Surging Firearm Sales
Along with the uptick in hunting activities across the country, Americans are purchasing record numbers of firearms. This includes more than 2.5 million first-time buyers. An NSSF retailer survey conducted during the purchasing surge showed shotguns, modern sporting rifles and traditional rifles among buyer’s choices.
NSSF knows it can be tough getting started in hunting and that’s why it started the +OneSM Movement, a pledge by recreational shooters and hunters to introduce at least one person to the shooting sports this year. For hunters, that means being a mentor, teaching ethical hunting, processing and care for game from the field and sparking a desire in one more hunter to perpetuate hunting and wildlife conservation for all to enjoy.
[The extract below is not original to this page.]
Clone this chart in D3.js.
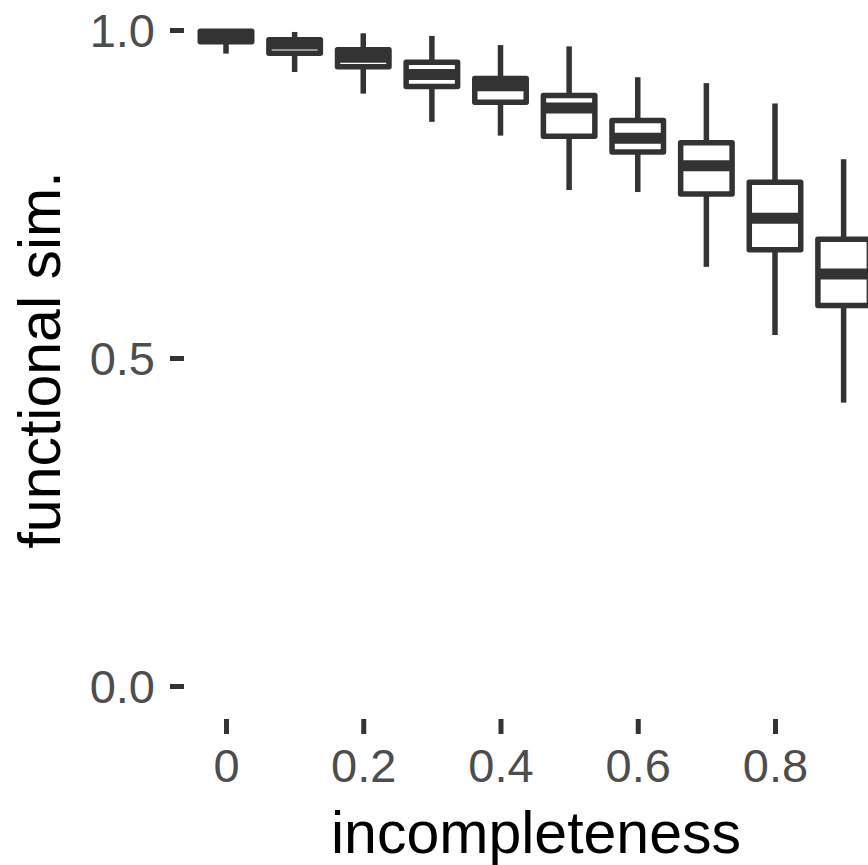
<!DOCTYPE html>
<html>
<head>
<meta charset="utf-8">
<script src="https://cdn.jsdelivr.net/npm/d3@7"></script>
<style>
  html, body { margin: 0; padding: 0; background: #ffffff; }
  svg { display: block; }
  text { font-family: "Liberation Sans", Arial, Helvetica, sans-serif; }
</style>
</head>
<body>
<div id="chart"></div>
<script>
// Incompleteness levels and the five-number summary of functional similarity at each level
const incompleteness = [0, 0.1, 0.2, 0.3, 0.4, 0.5, 0.6, 0.7, 0.8, 0.9];
const whiskerLow  = [0.964, 0.936, 0.903, 0.860, 0.839, 0.756, 0.753, 0.639, 0.535, 0.432];
const quartile1   = [0.982, 0.9645, 0.944, 0.914, 0.890, 0.838, 0.814, 0.750, 0.665, 0.580];
const medians     = [0.991, 0.9787, 0.9585, 0.932, 0.915, 0.881, 0.835, 0.793, 0.713, 0.628];
const quartile3   = [0.998, 0.985, 0.970, 0.951, 0.926, 0.900, 0.862, 0.828, 0.768, 0.681];
const whiskerHigh = [1.000, 0.997, 0.995, 0.991, 0.977, 0.975, 0.928, 0.919, 0.888, 0.803];

const xTicks = [0, 0.2, 0.4, 0.6, 0.8];
const xTickLabels = ["0", "0.2", "0.4", "0.6", "0.8"];
const yTicks = [0, 0.5, 1];
const yTickLabels = ["0.0", "0.5", "1.0"];

const xTitle = "incompleteness";
const yTitle = "functional sim.";

const W = 868, H = 865;
const ink = "#333333";
const labelGrey = "#4d4d4d";
const lineW = 5.5;
const boxWidth = 0.075; // in data units of incompleteness

const svg = d3.select("#chart").append("svg")
  .attr("width", W).attr("height", H);

const x = d3.scaleLinear().domain([0, 0.8]).range([226, 775]);
const y = d3.scaleLinear().domain([0, 1]).range([686, 30]);

const data = incompleteness.map((v, i) => ({
  x: v, lo: whiskerLow[i], q1: quartile1[i], med: medians[i], q3: quartile3[i], hi: whiskerHigh[i]
}));

// Axes: tick marks only, no axis line
const yAxis = d3.axisLeft(y)
  .tickValues(yTicks)
  .tickFormat((d, i) => yTickLabels[i])
  .tickSize(14)
  .tickPadding(15);

const gy = svg.append("g").attr("transform", "translate(184,0)").call(yAxis);
gy.select(".domain").remove();
gy.selectAll(".tick line").attr("stroke", ink).attr("stroke-width", 5);
gy.selectAll(".tick text")
  .attr("fill", labelGrey)
  .style("font-size", "47px")
  .attr("dy", "0.35em");

const xAxis = d3.axisBottom(x)
  .tickValues(xTicks)
  .tickFormat((d, i) => xTickLabels[i])
  .tickSize(15)
  .tickPadding(15);

const gx = svg.append("g").attr("transform", "translate(0,719)").call(xAxis);
gx.select(".domain").remove();
gx.selectAll(".tick line").attr("stroke", ink).attr("stroke-width", 5);
gx.selectAll(".tick text")
  .attr("fill", labelGrey)
  .style("font-size", "47px");

// Boxplots
const boxes = svg.append("g").selectAll("g.box")
  .data(data).join("g").attr("class", "box");

boxes.append("line")
  .attr("x1", d => x(d.x)).attr("x2", d => x(d.x))
  .attr("y1", d => y(d.hi)).attr("y2", d => y(d.q3))
  .attr("stroke", ink).attr("stroke-width", lineW);

boxes.append("line")
  .attr("x1", d => x(d.x)).attr("x2", d => x(d.x))
  .attr("y1", d => y(d.q1)).attr("y2", d => y(d.lo))
  .attr("stroke", ink).attr("stroke-width", lineW);

boxes.append("rect")
  .attr("x", d => x(d.x - boxWidth / 2))
  .attr("width", d => x(d.x + boxWidth / 2) - x(d.x - boxWidth / 2))
  .attr("y", d => y(d.q3))
  .attr("height", d => y(d.q1) - y(d.q3))
  .attr("fill", "#ffffff")
  .attr("stroke", ink).attr("stroke-width", lineW)
  .attr("stroke-linejoin", "round");

boxes.append("line")
  .attr("x1", d => x(d.x - boxWidth / 2)).attr("x2", d => x(d.x + boxWidth / 2))
  .attr("y1", d => y(d.med)).attr("y2", d => y(d.med))
  .attr("stroke", ink).attr("stroke-width", lineW * 2);

// Axis titles
svg.append("text")
  .attr("x", 536).attr("y", 853)
  .attr("text-anchor", "middle")
  .attr("fill", "#000000")
  .style("font-size", "59px")
  .text(xTitle);

svg.append("text")
  .attr("transform", "translate(60,360) rotate(-90)")
  .attr("text-anchor", "middle")
  .attr("fill", "#000000")
  .style("font-size", "59px")
  .text(yTitle);
</script>
</body>
</html>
National Shooting Sports Month®
Now is the perfect time to make the commitment too. August is National Shooting Sports Month, created by NSSF to celebrate the recreational shooting sports and introduce someone new to the range. It’s the perfect time to get ready, practice marksmanship and make plans for when the leaves turn, days grow colder and it’s time to once again take to the field on a hunt.
These cherished outdoor activities lead to increased hunting licenses, firearms and ammunition sales that support state conservation and wildlife population management. Keeping needed hunting materials economically obtainable, and public lands accessible, mean Americans will keep hunting and bald eagle populations soaring.